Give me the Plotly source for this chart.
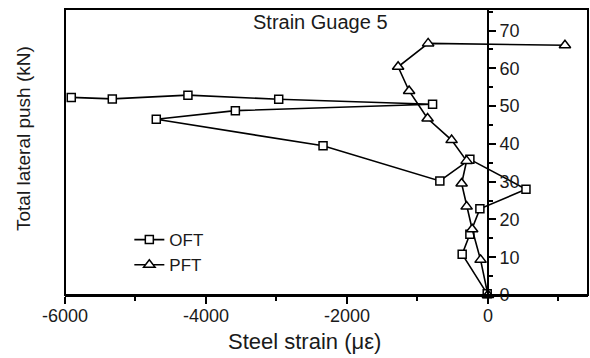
import plotly.graph_objects as go

# OFT series (strain in micro-strain, lateral push in kN)
oft_strain = [-10, -365, -256, -114, 540, -256, -682, -2339, -4705, -3583, -785, -2968, -4256, -5329, -5911]
oft_push = [0.3, 10.8, 16.1, 22.8, 28.0, 35.9, 30.2, 39.5, 46.5, 48.8, 50.5, 51.8, 52.9, 51.9, 52.3]

# PFT series
pft_strain = [0, -104, -223, -302, -373, -302, -515, -856, -1118, -1274, -848, 1093]
pft_push = [0.0, 9.3, 17.4, 23.4, 29.5, 35.5, 41.0, 46.7, 54.0, 60.4, 66.6, 66.1]

x_ticks = [-6000, -4000, -2000, 0]
y_ticks = [0, 10, 20, 30, 40, 50, 60, 70]
x_range = [-6000, 1420]
y_range = [0, 75.7]

FONT = "Liberation Sans, Arial, sans-serif"
INK = "#1a1a1a"

fig = go.Figure()
fig.add_trace(go.Scatter(
    x=oft_strain, y=oft_push, name="OFT", mode="lines+markers",
    line=dict(color="black", width=1.6),
    marker=dict(symbol="square", size=8, color="white", line=dict(color="black", width=1.5)),
    cliponaxis=False,
))
fig.add_trace(go.Scatter(
    x=pft_strain, y=pft_push, name="PFT", mode="lines+markers",
    line=dict(color="black", width=1.6),
    marker=dict(symbol="triangle-up", size=10, color="white", line=dict(color="black", width=1.5)),
    cliponaxis=False,
))

x0_frac = (0 - x_range[0]) / (x_range[1] - x_range[0])

fig.update_layout(
    width=590, height=358,
    margin=dict(l=65, r=2, t=9, b=63),
    paper_bgcolor="white", plot_bgcolor="white",
    font=dict(family=FONT, color=INK, size=18),
    showlegend=True,
    legend=dict(
        x=0.123, y=0.255, xanchor="left", yanchor="top",
        bgcolor="rgba(0,0,0,0)", font=dict(size=17, family=FONT, color=INK),
        tracegroupgap=0, itemwidth=30,
    ),
    xaxis=dict(
        range=x_range, tickvals=x_ticks, ticktext=[str(v) for v in x_ticks],
        showgrid=False, zeroline=False, showline=True, linecolor="black", linewidth=2,
        ticks="outside", ticklen=7, tickwidth=2, tickcolor="black",
        ticklabelstandoff=-4,
        tickfont=dict(size=18, family=FONT, color=INK),
        minor=dict(ticks="outside", ticklen=4, tickwidth=2, tickcolor="black", dtick=1000, tick0=0),
    ),
    yaxis=dict(
        range=y_range, tickvals=y_ticks, ticktext=[str(v) for v in y_ticks],
        anchor="free", position=x0_frac, side="right",
        showgrid=False, zeroline=False, showline=True, linecolor="black", linewidth=2,
        ticks="outside", ticklen=7, tickwidth=2, tickcolor="black",
        tickfont=dict(size=18, family=FONT, color=INK),
        minor=dict(ticks="outside", ticklen=4, tickwidth=2, tickcolor="black", dtick=5, tick0=0),
    ),
    shapes=[dict(type="rect", xref="paper", yref="paper", x0=0, x1=1, y0=0, y1=1,
                 line=dict(color="black", width=2), fillcolor="rgba(0,0,0,0)", layer="above")],
    annotations=[
        dict(text="Strain Guage 5", xref="paper", yref="paper", x=0.4876, y=0.9545,
             xanchor="center", yanchor="middle", showarrow=False,
             font=dict(size=20, family=FONT, color=INK)),
        dict(text="Total lateral push (kN)", xref="paper", yref="paper", x=-0.0784, y=0.549,
             xanchor="center", yanchor="middle", showarrow=False, textangle=-90,
             font=dict(size=19, family=FONT, color=INK)),
        dict(text="Steel strain (\u03bc\u03b5)", xref="paper", yref="paper", x=0.457, y=-0.164,
             xanchor="center", yanchor="middle", showarrow=False,
             font=dict(size=22, family=FONT, color=INK)),
    ],
)

fig.write_html("out.html")
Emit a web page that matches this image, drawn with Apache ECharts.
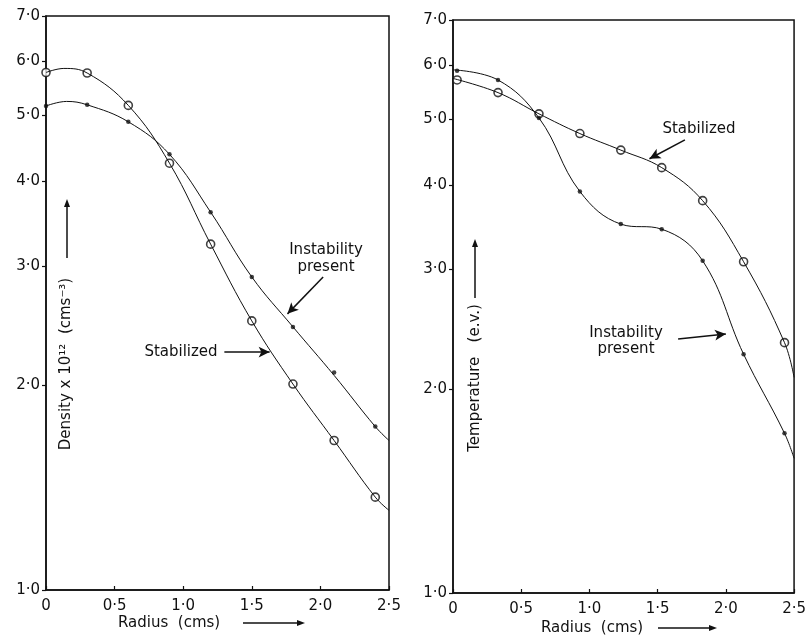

* [INSTRUCTION] Omit every picture while copying the listing above exactly.

* [RESULT OF THE TASK]
Give me the Plotly source for this chart.
import plotly.graph_objects as go

# OFT series (strain in micro-strain, lateral push in kN)
oft_strain = [-10, -365, -256, -114, 540, -256, -682, -2339, -4705, -3583, -785, -2968, -4256, -5329, -5911]
oft_push = [0.3, 10.8, 16.1, 22.8, 28.0, 35.9, 30.2, 39.5, 46.5, 48.8, 50.5, 51.8, 52.9, 51.9, 52.3]

# PFT series
pft_strain = [0, -104, -223, -302, -373, -302, -515, -856, -1118, -1274, -848, 1093]
pft_push = [0.0, 9.3, 17.4, 23.4, 29.5, 35.5, 41.0, 46.7, 54.0, 60.4, 66.6, 66.1]

x_ticks = [-6000, -4000, -2000, 0]
y_ticks = [0, 10, 20, 30, 40, 50, 60, 70]
x_range = [-6000, 1420]
y_range = [0, 75.7]

FONT = "Liberation Sans, Arial, sans-serif"
INK = "#1a1a1a"

fig = go.Figure()
fig.add_trace(go.Scatter(
    x=oft_strain, y=oft_push, name="OFT", mode="lines+markers",
    line=dict(color="black", width=1.6),
    marker=dict(symbol="square", size=8, color="white", line=dict(color="black", width=1.5)),
    cliponaxis=False,
))
fig.add_trace(go.Scatter(
    x=pft_strain, y=pft_push, name="PFT", mode="lines+markers",
    line=dict(color="black", width=1.6),
    marker=dict(symbol="triangle-up", size=10, color="white", line=dict(color="black", width=1.5)),
    cliponaxis=False,
))

x0_frac = (0 - x_range[0]) / (x_range[1] - x_range[0])

fig.update_layout(
    width=590, height=358,
    margin=dict(l=65, r=2, t=9, b=63),
    paper_bgcolor="white", plot_bgcolor="white",
    font=dict(family=FONT, color=INK, size=18),
    showlegend=True,
    legend=dict(
        x=0.123, y=0.255, xanchor="left", yanchor="top",
        bgcolor="rgba(0,0,0,0)", font=dict(size=17, family=FONT, color=INK),
        tracegroupgap=0, itemwidth=30,
    ),
    xaxis=dict(
        range=x_range, tickvals=x_ticks, ticktext=[str(v) for v in x_ticks],
        showgrid=False, zeroline=False, showline=True, linecolor="black", linewidth=2,
        ticks="outside", ticklen=7, tickwidth=2, tickcolor="black",
        ticklabelstandoff=-4,
        tickfont=dict(size=18, family=FONT, color=INK),
        minor=dict(ticks="outside", ticklen=4, tickwidth=2, tickcolor="black", dtick=1000, tick0=0),
    ),
    yaxis=dict(
        range=y_range, tickvals=y_ticks, ticktext=[str(v) for v in y_ticks],
        anchor="free", position=x0_frac, side="right",
        showgrid=False, zeroline=False, showline=True, linecolor="black", linewidth=2,
        ticks="outside", ticklen=7, tickwidth=2, tickcolor="black",
        tickfont=dict(size=18, family=FONT, color=INK),
        minor=dict(ticks="outside", ticklen=4, tickwidth=2, tickcolor="black", dtick=5, tick0=0),
    ),
    shapes=[dict(type="rect", xref="paper", yref="paper", x0=0, x1=1, y0=0, y1=1,
                 line=dict(color="black", width=2), fillcolor="rgba(0,0,0,0)", layer="above")],
    annotations=[
        dict(text="Strain Guage 5", xref="paper", yref="paper", x=0.4876, y=0.9545,
             xanchor="center", yanchor="middle", showarrow=False,
             font=dict(size=20, family=FONT, color=INK)),
        dict(text="Total lateral push (kN)", xref="paper", yref="paper", x=-0.0784, y=0.549,
             xanchor="center", yanchor="middle", showarrow=False, textangle=-90,
             font=dict(size=19, family=FONT, color=INK)),
        dict(text="Steel strain (\u03bc\u03b5)", xref="paper", yref="paper", x=0.457, y=-0.164,
             xanchor="center", yanchor="middle", showarrow=False,
             font=dict(size=22, family=FONT, color=INK)),
    ],
)

fig.write_html("out.html")
Emit a web page that matches this image, drawn with Apache ECharts.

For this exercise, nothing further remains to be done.